I also think the stylistic predictability of importers varies. Sometimes, it's more of a philosophical predictability than it is an organoleptic one. For example, I can see certain importers eschewing a producer whose wines taste very much like other wines in their portfolio because they're made with inoculated yeast. And I also think that geographical differences are difficult to account for; how do you compare Dressner's Loire with Solomon's sunbelt? It's not like either intrudes much on the other's territory, and yet both are importers than I think the articles you're referencing would suggest have more identifiable house styles than others.
But on to the actual question...
Your blind tasting is an interesting idea and I'm definitely going to try it at some point. But the test you're proposing doesn't really say as much that's useful about the back-label assessment as you might hope. First, you're still tasting as much or more for producer as you are for importer...which is just replicating the function of the importer. There's not really a way to get around the fact that the Occhipinti and the Donnafugata are made differently in both intent and practice from moment one, and the points of difference are due to the producers, not the importers. And if you line up a dozen Barolos from a half-dozen importers, at (say) two wines from each producer, noting that the Brovias are different from the Rivettis is probably not all that difficult for an experienced taster of Barolo.

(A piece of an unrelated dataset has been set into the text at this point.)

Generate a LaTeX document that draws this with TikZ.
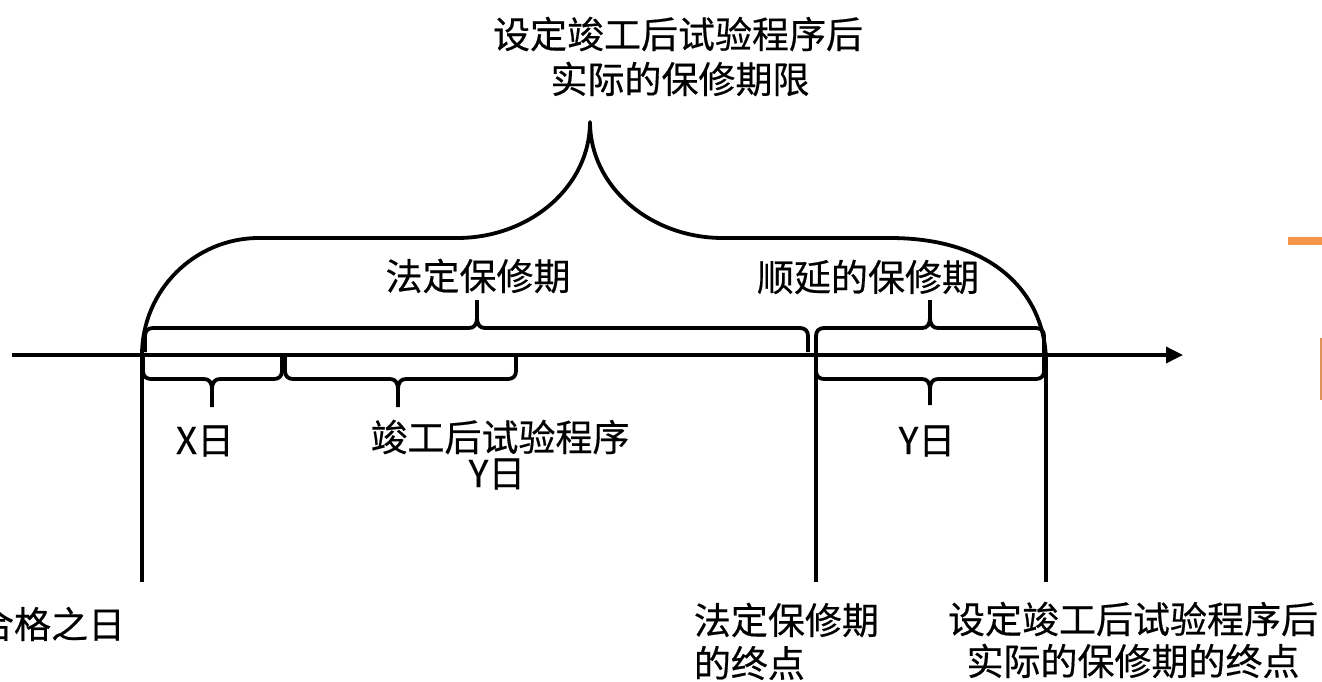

I think that to get a better read on this, you'd have to come close to a portfolio-wide tasting, recognizing that you're still going to have to figure out a way to usefully compare a bunch of Muscadets with a bunch of Australian chardonnays when contrasting importers that don't cross appellation paths. (And yes, I think you have to try if you're trying to prove or disprove the notion that Lynch's wines have different stylistic boundaries than the Grateful Palate's wines.) What would be
more useful is to find multiply-sourced wines that are made differently. Gaillard's Rose Poupre with the Rozet, for example, though in the past the former wasn't actually imported by anyone, and that might still be true. (Even then, you're really just tasting for winemaking differences without a really broad sample.) It might be easier with some of the Lynch wines, wherever he shares coverage with anyone. Or, at the least, not just a dozen Barolos, but paired Barolos from the same sites but different producer/importer duos. You're still tasting both producer and importer, but at least you're increasing the amount of controlled data, which I think is the major hurdle here...the other being, as previously noted, that Bourgueil vs. Priorat vs. Barossa is not the simplest comparison in the world.